- 37°41′49.7″N 140°57′7.2″E﻿ / ﻿37.697139°N 140.952000°E
- Type: kofun cluster
- Location: Minamisōma, Fukushima, Japan
- Region: Tōhoku region

Site notes
- Elevation: 30 m (98 ft)
- Excavation dates: 1947
- Public access: Yes (no facilities)

= Mano Kofun Cluster =

The Mano Kofun Cluster (真野古墳群, Mano Kofun-gun) is a group of a approximately one hundred kofun burial mounds located on river terraces on the south coast of the city of Minamisōma, in Fukushima Prefecture in the southern Tōhoku region of Japan. Some 27 of the tombs have been excavated. The site has been protected by the central government as a National Historic Site since October 24, 1979.

==Overview==
The Mano Kofun cluster extends over an area measuring three kilometers east-west by one kilometer north-south on the south shore of the Manogawa River, and were formerly grouped into the Hachimori Kofun cluster, Ōtani Kofun cluster and Koikebara Kofun cluster, but were made into a single grouping for the purposes of securing National Historic Site status.
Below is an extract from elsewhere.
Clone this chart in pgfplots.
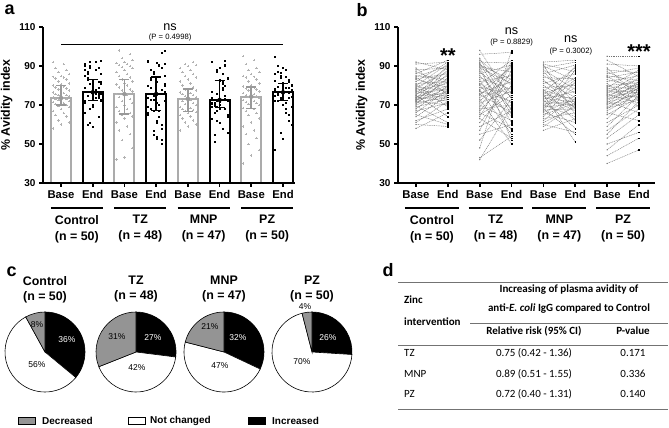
\documentclass[border=0pt]{standalone}
\usepackage{pgfplots}
\pgfplotsset{compat=1.18}
\usepackage{pgfplotstable}
\usepackage{fontspec}
\setmainfont{Liberation Sans}
\newfontfamily\calfont{Carlito}
\newcommand\fs[2]{\fontsize{#1bp}{#2bp}\selectfont}

% per subject: b = baseline, e = endline (% avidity index)
\pgfplotstableread{
b e
58 66
60 59
61 72
62 68
64 75
65 60
66 78
67 71
68 80
69 73
69.5 61
70 76
70.5 84
71 74
71.5 79
72 70
72 86
72.5 77
73 82
73 75
73.5 88
74 72
74 80
74.5 76
75 90
75 64
75.5 83
76 78
76.5 85
77 73
77.5 81
78 89
78.5 74
79 87
79.5 77
80 91
80.5 69
81 82
82 92
83 79
83.5 86
84 76
84.5 90
85 83
86 93
87 81
88 89
89 75
91 92
92 88
}\ctrl
\pgfplotstableread{
b e
42 69
43 54
48 98
52 73
55 60
57 88
59 67
61 80
63 53
64 91
65 75
66 58
67 84
68 70
69 92
70 62
71 77
72 86
73 50
74 79
75 90
75.5 66
76 82
77 72
77.5 55
78 89
79 76
80 64
80.5 93
81 71
82 85
83 57
84 78
85 68
86 90.5
87 74
88 61
89 81
89.5 87
90 52
90.5 83
91 76
91.5 65
92 91.5
93 80
94 67
96 97
98 73
}\tz
\pgfplotstableread{
b e
57 63
59 70
60 56
61 69
62 75
63 66
64 82
65 71
66 61
66.5 73
67 88
67.5 68
68 55
68.5 79
69 70.5
69.5 83
70 64
70.5 72
71 90
72 69.5
72.5 58
73 77
73.5 71.5
74 84
74.5 67
75 73.5
75.5 51
76 81
76.5 69
77 89
77.5 72.5
78 62
79 80
80 70
81 86
82 74
83 68
84 83.5
85 76
86 90.5
87 71
88 78
89 92
90 82.5
90.5 65
91 87
92 93
}\mnp
\pgfplotstableread{
b e
40 47
44 53
47 60
50 56
53 65
55 72
57 68
59 75
61 70
63 78
65 74
66 62
67 76
68 79
68.5 72.5
69 77
70 80
70.5 73
71 82
71.5 75.5
72 66
72.5 78.5
73 81
73.5 74.5
74 84
74.5 76.5
75 79.5
75.5 71
76 86
76.5 77.5
77 80.5
77.5 73.5
78 83
78.5 76
79 88
79.5 78
80 81.5
81 69
82 85
83 79
84 87
84.5 77
85 82.5
86 89
87 80
88 86.5
89 74
91 90
93 84.5
95 95
}\pz
\pgfplotstableread{
x y p m
1 73.6 6.3 3.6
3 75.6 7.4 10.2
5 73.2 5.0 6.6
7 74.3 4.9 6.0
}\errbase
\pgfplotstableread{
x y p m
2 76.5 6.5 4.1
4 75.6 8.8 8.5
6 72.6 10.0 3.8
8 76.5 4.5 4.1
}\errend

\tikzset{
 grp/.style={align=center, font=\bfseries\fs{12.4}{16}},
 pct/.style={font=\fs{8.5}{10}},
}
\pgfplotsset{
 avid/.style={
  scale only axis, height=156bp,
  ymin=30, ymax=110, ytick={30,50,70,90,110},
  axis x line*=bottom, axis y line*=left,
  axis line style={line width=1.6bp, black},
  major tick style={line width=1.6bp, black},
  major tick length=4bp, tick align=outside,
  xtick={1,2,3,4,5,6,7,8},
  xticklabels={Base,End,Base,End,Base,End,Base,End},
  xticklabel style={font=\bfseries\fs{11.3}{13}},
  yticklabel style={font=\bfseries\fs{10}{12}},
  /pgf/number format/assume math mode=true,
  ylabel={\% Avidity index},
  ylabel style={font=\bfseries\fs{12.4}{14}},
  clip mode=individual,
  axis on top,
 },
 basepts/.style={only marks, mark=+, mark size=1.2bp, black!30, line width=0.45bp},
 endpts/.style={only marks, mark=square*, mark size=0.5bp, black, line width=0.2bp},
 endptsb/.style={only marks, mark=square*, mark size=0.38bp, black, mark options={draw=none}},
 pair/.style={quiver={u=1, v={\thisrow{e}-\thisrow{b}}}, black!55, line width=0.45bp, dash pattern=on 1bp off 0.8bp},
}

\begin{document}
\begin{tikzpicture}
\useasboundingbox (0,0) rectangle (669bp,428bp);

% ---------------- panel a ----------------
\node[anchor=base west, font=\bfseries\fs{18}{18}] at (1bp,413bp) {a};
\begin{axis}[avid, at={(43bp,245bp)}, anchor=south west, width=252bp,
  xmin=0.432, xmax=8.378]
 \addplot[ybar, bar width=20bp, bar shift=0pt, draw=black!33, line width=2bp, fill=white]
   coordinates {(1,73.6) (3,75.6) (5,73.2) (7,74.3)};
 \addplot[ybar, bar width=20bp, bar shift=0pt, draw=black, line width=2bp, fill=white]
   coordinates {(2,76.5) (4,75.6) (6,72.6) (8,76.5)};
 \addplot[basepts] table[x expr={1+0.085*(mod(3*\coordindex,7)-3)}, y=b] {\ctrl};
 \addplot[basepts] table[x expr={3+0.085*(mod(3*\coordindex,7)-3)}, y=b] {\tz};
 \addplot[basepts] table[x expr={5+0.085*(mod(3*\coordindex,7)-3)}, y=b] {\mnp};
 \addplot[basepts] table[x expr={7+0.085*(mod(3*\coordindex,7)-3)}, y=b] {\pz};
 \addplot[endpts] table[x expr={2+0.085*(mod(3*\coordindex,7)-3)}, y=e] {\ctrl};
 \addplot[endpts] table[x expr={4+0.085*(mod(3*\coordindex,7)-3)}, y=e] {\tz};
 \addplot[endpts] table[x expr={6+0.085*(mod(3*\coordindex,7)-3)}, y=e] {\mnp};
 \addplot[endpts] table[x expr={8+0.085*(mod(3*\coordindex,7)-3)}, y=e] {\pz};
 \addplot[only marks, mark=none, black!40,
   error bars/.cd, y dir=both, y explicit,
   error bar style={line width=1.6bp, black!40},
   error mark options={rotate=90, mark size=5bp, line width=1.6bp, black!40}]
   table[x=x, y=y, y error plus=p, y error minus=m] {\errbase};
 \addplot[only marks, mark=none, black,
   error bars/.cd, y dir=both, y explicit,
   error bar style={line width=1.6bp, black},
   error mark options={rotate=90, mark size=5bp, line width=1.6bp, black}]
   table[x=x, y=y, y error plus=p, y error minus=m] {\errend};
 \draw[line width=0.8bp] (axis cs:1,101.3) -- (axis cs:8,101.3);
 \node[font=\fs{12.6}{14}] at (axis cs:4.44,110) {ns};
 \node[font=\fs{7.7}{9}] at (axis cs:4.44,104.4) {(P = 0.4998)};
 \draw[line width=1.2bp] ([yshift=-25bp]axis cs:0.68,30) -- ([yshift=-25bp]axis cs:2.32,30);
 \draw[line width=1.2bp] ([yshift=-25bp]axis cs:2.68,30) -- ([yshift=-25bp]axis cs:4.32,30);
 \draw[line width=1.2bp] ([yshift=-25bp]axis cs:4.68,30) -- ([yshift=-25bp]axis cs:6.32,30);
 \draw[line width=1.2bp] ([yshift=-25bp]axis cs:6.68,30) -- ([yshift=-25bp]axis cs:8.32,30);
 \node[grp] at ([yshift=-46bp]axis cs:1.5,30) {Control\\(n = 50)};
 \node[grp] at ([yshift=-46bp]axis cs:3.5,30) {TZ\\(n = 48)};
 \node[grp] at ([yshift=-46bp]axis cs:5.5,30) {MNP\\(n = 47)};
 \node[grp] at ([yshift=-46bp]axis cs:7.5,30) {PZ\\(n = 50)};
\end{axis}

% ---------------- panel b ----------------
\node[anchor=base west, font=\bfseries\fs{18}{18}] at (353bp,411bp) {b};
\begin{axis}[avid, at={(398bp,245bp)}, anchor=south west, width=257bp,
  xmin=0.435, xmax=8.502]
 \addplot[pair] table[x expr=1, y=b] {\ctrl};
 \addplot[pair] table[x expr=3, y=b] {\tz};
 \addplot[pair] table[x expr=5, y=b] {\mnp};
 \addplot[pair] table[x expr=7, y=b] {\pz};
 \addplot[only marks, mark=*, mark size=0.4bp, black!50] table[x expr=1, y=b] {\ctrl};
 \addplot[only marks, mark=*, mark size=0.4bp, black!50] table[x expr=3, y=b] {\tz};
 \addplot[only marks, mark=*, mark size=0.4bp, black!50] table[x expr=5, y=b] {\mnp};
 \addplot[only marks, mark=*, mark size=0.4bp, black!50] table[x expr=7, y=b] {\pz};
 \addplot[endptsb] table[x expr=2, y=e] {\ctrl};
 \addplot[endptsb] table[x expr=4, y=e] {\tz};
 \addplot[endptsb] table[x expr=6, y=e] {\mnp};
 \addplot[endptsb] table[x expr=8, y=e] {\pz};
 \node[font=\bfseries\fs{20}{20}] at (axis cs:2,95.2) {**};
 \node[font=\bfseries\fs{20}{20}] at (axis cs:8,97.2) {***};
 \node[font=\fs{12.6}{14}] at (axis cs:4.0,108) {ns};
 \node[font=\fs{7.7}{9}] at (axis cs:4.0,101.8) {(P = 0.8829)};
 \node[font=\fs{12.6}{14}] at (axis cs:5.86,103.8) {ns};
 \node[font=\fs{7.7}{9}] at (axis cs:5.86,97.3) {(P = 0.3002)};
 \draw[line width=1.2bp] ([yshift=-25bp]axis cs:0.65,30) -- ([yshift=-25bp]axis cs:2.35,30);
 \draw[line width=1.2bp] ([yshift=-25bp]axis cs:2.65,30) -- ([yshift=-25bp]axis cs:4.35,30);
 \draw[line width=1.2bp] ([yshift=-25bp]axis cs:4.65,30) -- ([yshift=-25bp]axis cs:6.35,30);
 \draw[line width=1.2bp] ([yshift=-25bp]axis cs:6.65,30) -- ([yshift=-25bp]axis cs:8.35,30);
 \node[grp] at ([yshift=-46bp]axis cs:1.5,30) {Control\\(n = 50)};
 \node[grp] at ([yshift=-46bp]axis cs:3.5,30) {TZ\\(n = 48)};
 \node[grp] at ([yshift=-46bp]axis cs:5.5,30) {MNP\\(n = 47)};
 \node[grp] at ([yshift=-46bp]axis cs:7.5,30) {PZ\\(n = 50)};
\end{axis}

% ---------------- panel c ----------------
\node[anchor=base west, font=\bfseries\fs{18}{18}] at (3bp,151bp) {c};
\foreach \cx/\inc/\nc/\dec/\ttl/\ix/\iy/\nx/\ny/\dx/\dy in {
   45/36/56/8/{Control\\(n = 50)}/22/12/-8/-13/-8/27,
   136/27/42/31/{TZ\\(n = 48)}/17/14/1/-16/-19/15,
   224/32/47/21/{MNP\\(n = 47)}/14/14/-4/-14/-14/25,
   312/26/70/4/{PZ\\(n = 50)}/16/14/-10/-10/-7/45} {
 \begin{scope}[shift={(\cx bp,76bp)}]
  \pgfmathsetmacro\aA{90-3.6*\inc}
  \pgfmathsetmacro\aB{\aA-3.6*\nc}
  \filldraw[fill=black, draw=black, line width=0.6bp] (0,0) -- (90:40bp) arc[start angle=90, end angle=\aA, radius=40bp] -- cycle;
  \filldraw[fill=white, draw=black, line width=0.6bp] (0,0) -- (\aA:40bp) arc[start angle=\aA, end angle=\aB, radius=40bp] -- cycle;
  \filldraw[fill=black!42, draw=black, line width=0.6bp] (0,0) -- (\aB:40bp) arc[start angle=\aB, end angle=-270, radius=40bp] -- cycle;
  \node[pct, white] at (\ix bp,\iy bp) {\inc\%};
  \node[pct] at (\nx bp,\ny bp) {\nc\%};
  \node[pct] at (\dx bp,\dy bp) {\dec\%};
  \node[align=center, font=\bfseries\fs{12.4}{15}] at (0,62.5bp) {\ttl};
 \end{scope}
}
\filldraw[fill=black!42, draw=black, line width=0.6bp] (18bp,3.5bp) rectangle (35bp,10.5bp);
\node[anchor=west, font=\bfseries\fs{10}{12}, inner sep=0pt] at (42bp,7bp) {Decreased};
\filldraw[fill=white, draw=black, line width=0.6bp] (128bp,3.5bp) rectangle (145bp,10.5bp);
\node[anchor=west, font=\bfseries\fs{10}{12}, inner sep=0pt] at (150bp,7bp) {Not changed};
\filldraw[fill=black, draw=black, line width=0.6bp] (248bp,3.5bp) rectangle (265bp,10.5bp);
\node[anchor=west, font=\bfseries\fs{10}{12}, inner sep=0pt] at (272bp,7bp) {Increased};

% ---------------- panel d ----------------
\node[anchor=base west, font=\bfseries\fs{18}{18}] at (379bp,151bp) {d};
\begin{scope}[font=\calfont\fs{11}{13}, every node/.style={inner sep=0pt}]
 \draw[black!55, line width=0.9bp] (398bp,146bp) -- (668bp,146bp);
 \draw[black!55, line width=0.9bp] (470bp,105bp) -- (668bp,105bp);
 \draw[black!55, line width=0.9bp] (398bp,83bp) -- (668bp,83bp);
 \draw[black!55, line width=0.9bp] (398bp,19bp) -- (668bp,19bp);
 \node[font=\calfont\bfseries\fs{11}{13}] at (569bp,138bp) {Increasing of plasma avidity of};
 \node[font=\calfont\bfseries\fs{11}{13}] at (569bp,119bp) {anti-\textit{E. coli} IgG compared to Control};
 \node[anchor=west, font=\calfont\bfseries\fs{11}{13}] at (404bp,128bp) {Zinc};
 \node[anchor=west, font=\calfont\bfseries\fs{11}{13}] at (404bp,106bp) {intervention};
 \node[font=\calfont\bfseries\fs{11}{13}] at (534bp,97bp) {Relative risk (95\% CI)};
 \node[font=\calfont\bfseries\fs{11}{13}] at (633bp,97bp) {P-value};
 \node[anchor=west] at (404bp,75bp) {TZ};
 \node at (534bp,75bp) {0.75 (0.42 - 1.36)};
 \node at (633bp,75bp) {0.171};
 \node[anchor=west] at (404bp,54bp) {MNP};
 \node at (534bp,54bp) {0.89 (0.51 - 1.55)};
 \node at (633bp,54bp) {0.336};
 \node[anchor=west] at (404bp,34bp) {PZ};
 \node at (534bp,34bp) {0.72 (0.40 - 1.31)};
 \node at (633bp,34bp) {0.140};
\end{scope}
\end{tikzpicture}
\end{document}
Full-scale excavations have been conducted since 1947, and a total of 27 units have been surveyed. Two of the larger tumuli have keyhole-shaped extensions to the top and bottom, and the largest has a moat and a length of 28.5 meters. Most of the others are small empun (円墳)-style circular tumuli with diameter of about 10 meters. The internal structures of the excavated tombs exhibited a great variety, including flagstones, a box-type sarcophagus, and a pit-type stone burial chamber. The grave goods included many straight swords, horse harnesses, and jade jewelry, and stone facsimiles of everyday objects such as axes, and sickles, belonging to the late Kofun period, or the 5th to 6th centuries AD. A number of the horse fittings were of bronze and gold imported from the Asian continent. As these objects were a monopoly of the imperial court during this period, these items indicate the burial of a powerful persons with a strong connection to the Yamato state.

The site is approximately a 20-minute walk from Kashima Station on the JR East Jōban Line.